En résumé, Catherine Jean Nash et Kath Browne proposent une remarquable analyse des discours hétéroactivistes contemporains dans trois pays considérés comme avancés en matière de politiques d'inclusion et de défense des droits des personnes LGBT. L'introduction du concept d'hétéroactivisme en fait une contribution majeure du champ des géographies des sexualités. Engagée et novatrice, cette étude met en évidence l'intérêt théorique et empirique de déplacer le regard des mobilisations en faveur de la communauté LGBT (Enke, 2007; Ayoub et Paternotte, 2014; Di Feliciantonio, 2014; Hartal et Misgav, 2021) vers celles qui lui font opposition. Ce changement de perspective, initié par Valentine et al. (2013) dans leur étude sur les formes de l'homophobie au sein d'un réseau religieux transnational, permet alors aux deux chercheuses de fonder un nouvel objet de recherche centré sur les pratiques d'opposition et les contre-discours à l'égalité des personnes LGBT. Cet ouvrage sur l'hétéroactivisme se démarque par ailleurs des études issues d'une «géographie des homophobies» (Alessandrin et Raibaud, 2013). Au contraire de ces dernières qui portent davantage sur le vécu des personnes LGBT, leurs stratégies de résistance et les épreuves auxquelles elles font face au quotidien, Heteroactivism se concentre sur les outils de l'opposition. Ainsi, le primat accordé par les chercheuses aux constructions discursives des hétéroactivistes ouvre la voie à de nouvelles perspectives de recherche centrées sur les luttes contre plutôt que pour les droits des personnes LGBT.
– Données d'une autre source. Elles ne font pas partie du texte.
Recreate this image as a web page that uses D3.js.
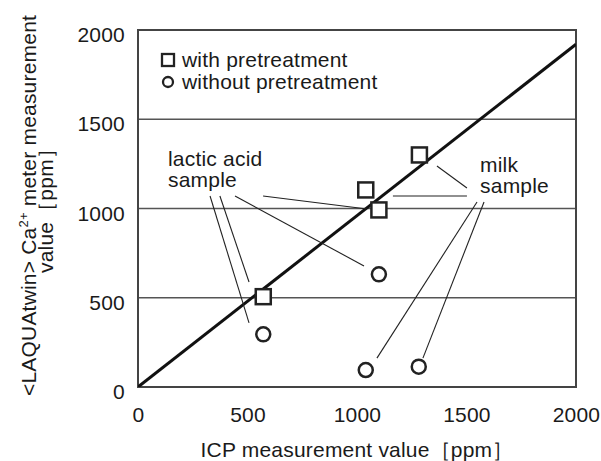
<!DOCTYPE html>
<html>
<head>
<meta charset="utf-8">
<script src="https://cdn.jsdelivr.net/npm/d3@7"></script>
<style>
  body { margin: 0; background: #fff; }
  svg text { font-family: "Liberation Sans", Arial, sans-serif; fill: #1a1a1a; letter-spacing: 0.2px; }
</style>
</head>
<body>
<svg id="chart" width="601" height="461"></svg>
<script>
// with pretreatment (squares)
const withX = [572, 1040, 1100, 1285];
const withY = [506, 1104, 992, 1300];
// without pretreatment (circles)
const withoutX = [572, 1100, 1040, 1282];
const withoutY = [295, 631, 95, 114];

const tickValues = [0, 500, 1000, 1500, 2000];
const gridValues = [500, 1000, 1500];
const fitLine = [[0, 0], [2000, 1920]];

const legendLabels = ['with pretreatment', 'without pretreatment'];
const lacticLabel = ['lactic acid', 'sample'];
const milkLabel = ['milk', 'sample'];
// leader lines [x1, y1, x2, y2] in data units
const lacticLeaders = [[329, 1070, 507, 359], [374, 1070, 507, 588], [443, 1070, 1032, 678], [571, 1070, 1046, 997]];
const milkLeaders = [[1365, 1238, 1502, 1115], [1164, 1070, 1502, 1070], [1548, 1036, 1091, 162], [1580, 1036, 1301, 162]];

const margin = { top: 30, right: 25, bottom: 74, left: 138 };
const width = 601 - margin.left - margin.right;
const height = 461 - margin.top - margin.bottom;

const svg = d3.select('#chart')
  .append('g')
  .attr('transform', `translate(${margin.left},${margin.top})`);

const x = d3.scaleLinear().domain([0, 2000]).range([0, width]);
const y = d3.scaleLinear().domain([0, 2000]).range([height, 0]);

// Gridlines
svg.append('g')
  .selectAll('line')
  .data(gridValues)
  .enter()
  .append('line')
  .attr('x1', 0)
  .attr('x2', width)
  .attr('y1', d => y(d))
  .attr('y2', d => y(d))
  .attr('stroke', '#555')
  .attr('stroke-width', 1.3);

// Frame
svg.append('rect')
  .attr('width', width)
  .attr('height', height)
  .attr('fill', 'none')
  .attr('stroke', '#444')
  .attr('stroke-width', 2);

// Axes (labels only)
const fmt = d3.format('d');
const xAxis = svg.append('g')
  .attr('transform', `translate(0,${height})`)
  .call(d3.axisBottom(x).tickValues(tickValues).tickFormat(fmt).tickSize(0).tickPadding(20));
const yAxis = svg.append('g')
  .call(d3.axisLeft(y).tickValues(tickValues).tickFormat(fmt).tickSize(0).tickPadding(13));
[xAxis, yAxis].forEach(a => {
  a.select('.domain').remove();
  a.selectAll('text').style('font-size', '21px').attr('fill', '#1a1a1a');
});
yAxis.selectAll('text').attr('dy', '0.55em');

// Axis titles
svg.append('text')
  .attr('x', width / 2)
  .attr('y', height + 70)
  .attr('text-anchor', 'middle')
  .style('font-size', '21px')
  .text('ICP measurement value［ppm］');

const yTitle = svg.append('text')
  .attr('transform', `translate(${-margin.left + 36},${height / 2 - 3}) rotate(-90)`)
  .attr('text-anchor', 'middle')
  .style('font-size', '21px');
yTitle.append('tspan').attr('x', 0).attr('y', 0).text('<LAQUAtwin> Ca');
yTitle.append('tspan').attr('dy', -8).style('font-size', '13px').text('2+');
yTitle.append('tspan').attr('dy', 8).text(' meter measurement');
yTitle.append('tspan').attr('x', 0).attr('y', 17).text('value［ppm］');

// Clip for the fit line
svg.append('clipPath').attr('id', 'plot-clip')
  .append('rect').attr('width', width).attr('height', height);

const line = d3.line().x(d => x(d[0])).y(d => y(d[1]));
svg.append('path')
  .datum(fitLine)
  .attr('d', line)
  .attr('clip-path', 'url(#plot-clip)')
  .attr('fill', 'none')
  .attr('stroke', '#111')
  .attr('stroke-width', 3);

// Leader lines
svg.append('g')
  .selectAll('line')
  .data(lacticLeaders.concat(milkLeaders))
  .enter()
  .append('line')
  .attr('x1', d => x(d[0]))
  .attr('y1', d => y(d[1]))
  .attr('x2', d => x(d[2]))
  .attr('y2', d => y(d[3]))
  .attr('stroke', '#222')
  .attr('stroke-width', 1.1);

// Squares
const sq = 15;
svg.append('g')
  .selectAll('rect')
  .data(withX.map((d, i) => [d, withY[i]]))
  .enter()
  .append('rect')
  .attr('x', d => x(d[0]) - sq / 2)
  .attr('y', d => y(d[1]) - sq / 2)
  .attr('width', sq)
  .attr('height', sq)
  .attr('fill', '#fff')
  .attr('stroke', '#222')
  .attr('stroke-width', 2.5);

// Circles
svg.append('g')
  .selectAll('circle')
  .data(withoutX.map((d, i) => [d, withoutY[i]]))
  .enter()
  .append('circle')
  .attr('cx', d => x(d[0]))
  .attr('cy', d => y(d[1]))
  .attr('r', 7)
  .attr('fill', '#fff')
  .attr('stroke', '#222')
  .attr('stroke-width', 2.5);

// Annotation labels
const annot = (lines, dx, dy) => {
  lines.forEach((s, i) => {
    svg.append('text')
      .style('font-size', '21px')
      .attr('x', x(dx))
      .attr('y', y(dy) - 1 + i * 21)
      .text(s);
  });
};
annot(lacticLabel, 137, 1232);
annot(milkLabel, 1562, 1199);

// Legend
const legend = svg.selectAll('.legend')
  .data(legendLabels)
  .enter()
  .append('g')
  .attr('class', 'legend')
  .attr('transform', (d, i) => `translate(24,${30 + i * 22})`);

legend.filter((d, i) => i === 0).append('rect')
  .attr('x', 0).attr('y', -6).attr('width', 12).attr('height', 12)
  .attr('fill', '#fff').attr('stroke', '#222').attr('stroke-width', 2.3);
legend.filter((d, i) => i === 1).append('circle')
  .attr('cx', 6).attr('cy', 0).attr('r', 5)
  .attr('fill', '#fff').attr('stroke', '#222').attr('stroke-width', 2.3);

legend.append('text')
  .attr('x', 20)
  .attr('y', 7)
  .style('font-size', '21px')
  .text(d => d);
</script>
</body>
</html>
En outre, cet ouvrage présente un intérêt empirique qui dépasse les frontières de l'académie en offrant une meilleure compréhension d'une multitude de discours contemporains qui s'opposent à l'égalité des droits des personnes LGBT. En effet, qu'il s'agisse de décisions juridiques restrictives en matière d'éducation sexuelle et d'accès aux traitements hormonaux pour les personnes transgenres dans l'état conservateur du Kentucky (Wan, 2023), d'initiatives a priori militantes qui souhaitent «faire face à l'idéologie trans» pour valoriser «la femellité» – c'est-à-dire le «fait d'être femelle» (Moutot et Stern, 2023), ou de formalisation de mouvements d'opposition comme c'est le cas pour le Mariage Pour Tous nouvellement rebaptisé Le Syndicat de la Famille (Le Syndicat de la Famille, 2023), de nombreuses et diverses initiatives continuent de se développer en opposition aux droits des personnes LGBT, et soulignent la pertinence sociale d'un tel ouvrage. Les deux chercheuses offrent ainsi à leur lectorat des outils analytiques utiles pour décrypter un ensemble complexe de stratégies qui visent à asseoir la supériorité de l'hétéronormativité comme fondement d'une société saine. Quoiqu'il semble être principalement adressé à un public universitaire, cet ouvrage constitue également une ressource précieuse pour les acteur⋅rices militant⋅es LGBT. Le langage utilisé est par ailleurs accessible à des lecteur⋅rices de nombreux horizons sociaux et professionnels. Enfin, le dialogue entre les résultats canadiens, britanniques et irlandais met en évidence l'hétérogénéité de l'hétéroactivisme sur le plan idéologique et discursif à l'échelle nationale. Il semble alors que, bien que l'analyse menée dans cet ouvrage soit des plus stimulantes, il aurait été d'autant plus intéressant d'examiner plus en détail l'implantation locale des discours hétéroactivistes.
En définitive, il est à espérer que cette étude ouvre la voie à de nombreuses autres contributions innovantes sur l'hétéroactivisme et que ce sujet devienne un domaine de recherche phare des géographies des sexualités.